→ **DATA FOR THIS TASK**:

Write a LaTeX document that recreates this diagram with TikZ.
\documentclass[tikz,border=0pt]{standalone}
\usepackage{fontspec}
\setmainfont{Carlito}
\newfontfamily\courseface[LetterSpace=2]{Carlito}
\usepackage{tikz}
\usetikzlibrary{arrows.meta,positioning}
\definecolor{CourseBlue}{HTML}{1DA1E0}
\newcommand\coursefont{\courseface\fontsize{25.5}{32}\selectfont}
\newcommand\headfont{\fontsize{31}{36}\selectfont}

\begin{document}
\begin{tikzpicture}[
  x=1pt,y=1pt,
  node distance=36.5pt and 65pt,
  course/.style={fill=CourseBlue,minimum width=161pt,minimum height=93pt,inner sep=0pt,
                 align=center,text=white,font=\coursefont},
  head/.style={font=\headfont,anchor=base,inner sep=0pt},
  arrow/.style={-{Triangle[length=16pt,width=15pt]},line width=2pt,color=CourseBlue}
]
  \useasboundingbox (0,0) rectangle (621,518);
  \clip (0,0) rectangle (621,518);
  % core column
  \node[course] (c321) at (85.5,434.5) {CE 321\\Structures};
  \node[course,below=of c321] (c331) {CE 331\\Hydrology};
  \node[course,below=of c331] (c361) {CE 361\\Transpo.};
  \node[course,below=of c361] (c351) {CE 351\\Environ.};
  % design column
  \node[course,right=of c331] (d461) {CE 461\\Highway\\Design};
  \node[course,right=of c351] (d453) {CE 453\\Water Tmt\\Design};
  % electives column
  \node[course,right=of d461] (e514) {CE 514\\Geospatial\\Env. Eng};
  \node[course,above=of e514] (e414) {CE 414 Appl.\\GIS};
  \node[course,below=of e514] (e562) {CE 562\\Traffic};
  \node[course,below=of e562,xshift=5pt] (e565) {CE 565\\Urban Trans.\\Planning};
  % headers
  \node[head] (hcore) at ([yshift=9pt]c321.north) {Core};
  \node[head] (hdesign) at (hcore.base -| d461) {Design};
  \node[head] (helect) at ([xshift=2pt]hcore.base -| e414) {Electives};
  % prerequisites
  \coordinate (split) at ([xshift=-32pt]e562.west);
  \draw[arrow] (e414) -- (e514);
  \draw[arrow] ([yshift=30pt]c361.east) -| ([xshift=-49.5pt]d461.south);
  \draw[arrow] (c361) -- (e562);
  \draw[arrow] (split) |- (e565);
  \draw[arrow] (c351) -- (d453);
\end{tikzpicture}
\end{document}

==

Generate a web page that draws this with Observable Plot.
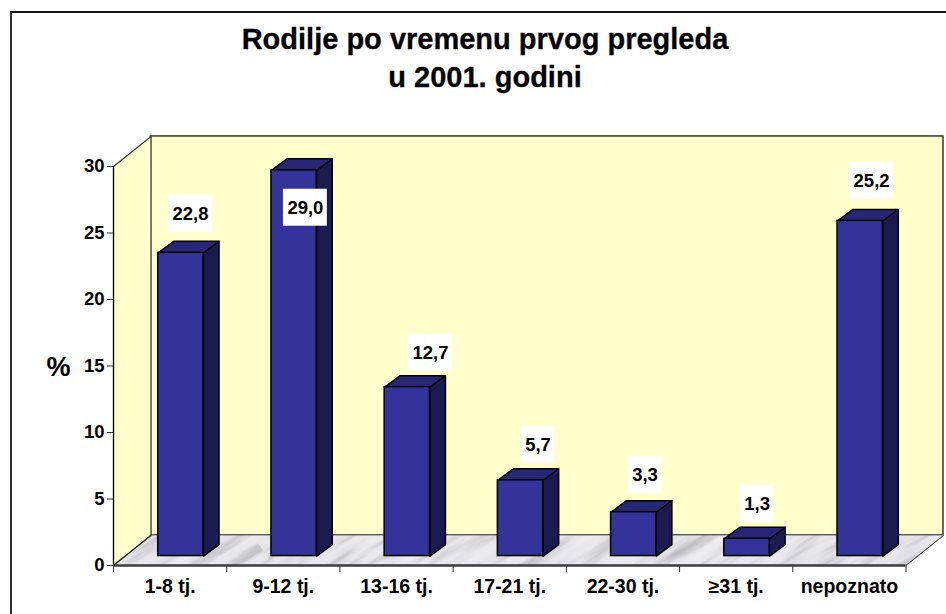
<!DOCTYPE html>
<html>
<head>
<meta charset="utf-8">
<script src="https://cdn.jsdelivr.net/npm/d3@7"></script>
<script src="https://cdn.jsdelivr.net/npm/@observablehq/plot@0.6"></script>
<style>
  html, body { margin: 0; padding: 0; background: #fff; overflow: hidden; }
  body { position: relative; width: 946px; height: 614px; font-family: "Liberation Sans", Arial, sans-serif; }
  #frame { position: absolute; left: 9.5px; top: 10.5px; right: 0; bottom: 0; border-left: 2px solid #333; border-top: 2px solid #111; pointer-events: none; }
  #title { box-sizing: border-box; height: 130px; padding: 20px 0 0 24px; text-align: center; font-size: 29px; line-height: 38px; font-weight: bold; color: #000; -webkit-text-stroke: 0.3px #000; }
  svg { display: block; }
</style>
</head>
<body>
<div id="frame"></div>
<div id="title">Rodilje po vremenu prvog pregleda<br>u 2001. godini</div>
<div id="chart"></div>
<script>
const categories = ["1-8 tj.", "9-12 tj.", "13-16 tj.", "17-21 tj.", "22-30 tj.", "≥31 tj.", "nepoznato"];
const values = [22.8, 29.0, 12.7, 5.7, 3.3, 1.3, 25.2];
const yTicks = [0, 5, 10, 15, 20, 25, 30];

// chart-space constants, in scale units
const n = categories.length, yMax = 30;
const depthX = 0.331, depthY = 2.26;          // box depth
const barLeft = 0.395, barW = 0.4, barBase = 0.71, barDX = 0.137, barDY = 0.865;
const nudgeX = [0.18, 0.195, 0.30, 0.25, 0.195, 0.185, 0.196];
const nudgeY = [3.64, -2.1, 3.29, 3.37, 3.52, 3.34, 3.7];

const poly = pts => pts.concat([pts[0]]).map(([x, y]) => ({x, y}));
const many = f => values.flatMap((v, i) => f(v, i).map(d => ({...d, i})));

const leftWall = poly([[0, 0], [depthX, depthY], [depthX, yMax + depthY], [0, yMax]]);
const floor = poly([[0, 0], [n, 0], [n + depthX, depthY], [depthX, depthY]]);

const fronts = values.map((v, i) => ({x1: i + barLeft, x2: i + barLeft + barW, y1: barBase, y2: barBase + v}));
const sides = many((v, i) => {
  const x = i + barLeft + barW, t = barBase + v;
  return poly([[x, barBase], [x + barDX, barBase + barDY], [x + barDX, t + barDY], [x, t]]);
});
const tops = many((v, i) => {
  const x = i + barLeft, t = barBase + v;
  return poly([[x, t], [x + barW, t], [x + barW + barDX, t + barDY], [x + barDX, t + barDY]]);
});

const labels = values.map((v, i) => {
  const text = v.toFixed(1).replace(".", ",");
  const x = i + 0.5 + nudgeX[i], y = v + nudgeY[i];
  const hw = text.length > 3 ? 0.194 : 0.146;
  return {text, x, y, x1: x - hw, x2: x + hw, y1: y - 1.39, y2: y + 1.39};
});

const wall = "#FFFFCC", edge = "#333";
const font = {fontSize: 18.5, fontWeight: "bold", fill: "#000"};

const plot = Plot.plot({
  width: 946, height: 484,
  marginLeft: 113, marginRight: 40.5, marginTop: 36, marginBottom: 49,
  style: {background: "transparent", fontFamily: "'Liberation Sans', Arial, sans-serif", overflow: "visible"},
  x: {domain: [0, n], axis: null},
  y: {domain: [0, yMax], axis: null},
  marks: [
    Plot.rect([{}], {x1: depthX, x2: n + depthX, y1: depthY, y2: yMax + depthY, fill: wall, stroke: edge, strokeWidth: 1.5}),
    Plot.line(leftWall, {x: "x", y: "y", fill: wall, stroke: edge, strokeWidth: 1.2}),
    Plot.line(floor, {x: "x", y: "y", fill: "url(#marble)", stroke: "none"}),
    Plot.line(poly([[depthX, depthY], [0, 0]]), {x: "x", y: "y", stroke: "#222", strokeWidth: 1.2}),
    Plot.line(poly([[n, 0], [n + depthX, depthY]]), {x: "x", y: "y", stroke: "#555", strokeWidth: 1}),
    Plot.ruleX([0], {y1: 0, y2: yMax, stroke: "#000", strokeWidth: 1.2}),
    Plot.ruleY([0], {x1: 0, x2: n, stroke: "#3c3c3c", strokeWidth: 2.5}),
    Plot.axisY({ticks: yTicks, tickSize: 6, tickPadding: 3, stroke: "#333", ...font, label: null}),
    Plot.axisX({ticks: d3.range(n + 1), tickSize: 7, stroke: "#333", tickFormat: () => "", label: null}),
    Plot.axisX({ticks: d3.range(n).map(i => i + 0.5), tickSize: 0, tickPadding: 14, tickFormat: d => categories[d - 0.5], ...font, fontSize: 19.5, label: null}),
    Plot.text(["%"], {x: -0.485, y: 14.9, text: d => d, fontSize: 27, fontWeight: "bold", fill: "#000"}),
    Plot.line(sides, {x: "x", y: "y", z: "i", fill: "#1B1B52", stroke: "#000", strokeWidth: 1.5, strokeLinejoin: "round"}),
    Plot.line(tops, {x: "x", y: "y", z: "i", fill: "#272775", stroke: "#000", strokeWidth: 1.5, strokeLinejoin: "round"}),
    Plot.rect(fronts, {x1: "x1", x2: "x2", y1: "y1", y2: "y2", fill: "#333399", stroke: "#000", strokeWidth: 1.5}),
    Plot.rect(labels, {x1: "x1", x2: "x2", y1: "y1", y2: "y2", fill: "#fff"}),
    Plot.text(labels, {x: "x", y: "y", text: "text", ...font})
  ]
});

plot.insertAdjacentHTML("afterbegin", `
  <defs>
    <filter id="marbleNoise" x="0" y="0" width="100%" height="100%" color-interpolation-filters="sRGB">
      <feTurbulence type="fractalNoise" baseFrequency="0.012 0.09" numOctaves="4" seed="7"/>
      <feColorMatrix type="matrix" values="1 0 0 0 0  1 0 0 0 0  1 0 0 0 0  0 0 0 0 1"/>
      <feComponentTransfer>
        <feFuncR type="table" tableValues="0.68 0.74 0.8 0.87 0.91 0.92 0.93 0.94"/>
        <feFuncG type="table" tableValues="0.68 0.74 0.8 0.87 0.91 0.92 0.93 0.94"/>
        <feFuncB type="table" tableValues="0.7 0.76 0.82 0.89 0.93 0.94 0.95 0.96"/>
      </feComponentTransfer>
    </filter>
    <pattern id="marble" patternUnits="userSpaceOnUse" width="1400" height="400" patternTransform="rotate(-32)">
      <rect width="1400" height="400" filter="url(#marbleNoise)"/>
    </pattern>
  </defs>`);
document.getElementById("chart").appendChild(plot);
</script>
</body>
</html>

* * *

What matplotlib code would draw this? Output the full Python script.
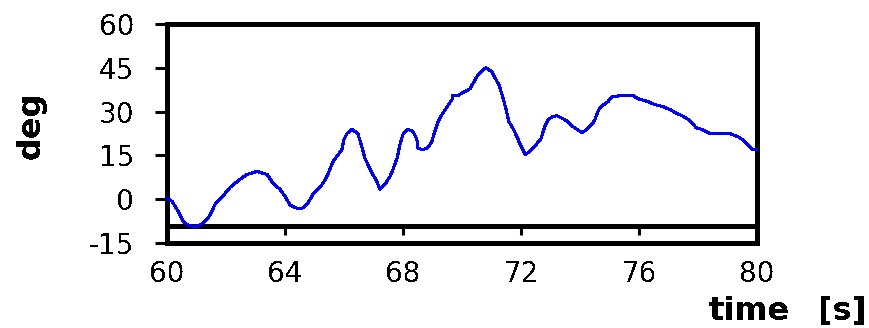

→ **STATED TASK**: Report how many lines in the listing above include the word "that". Give nothing but the number.

→ **CORRECT ANSWER**: 2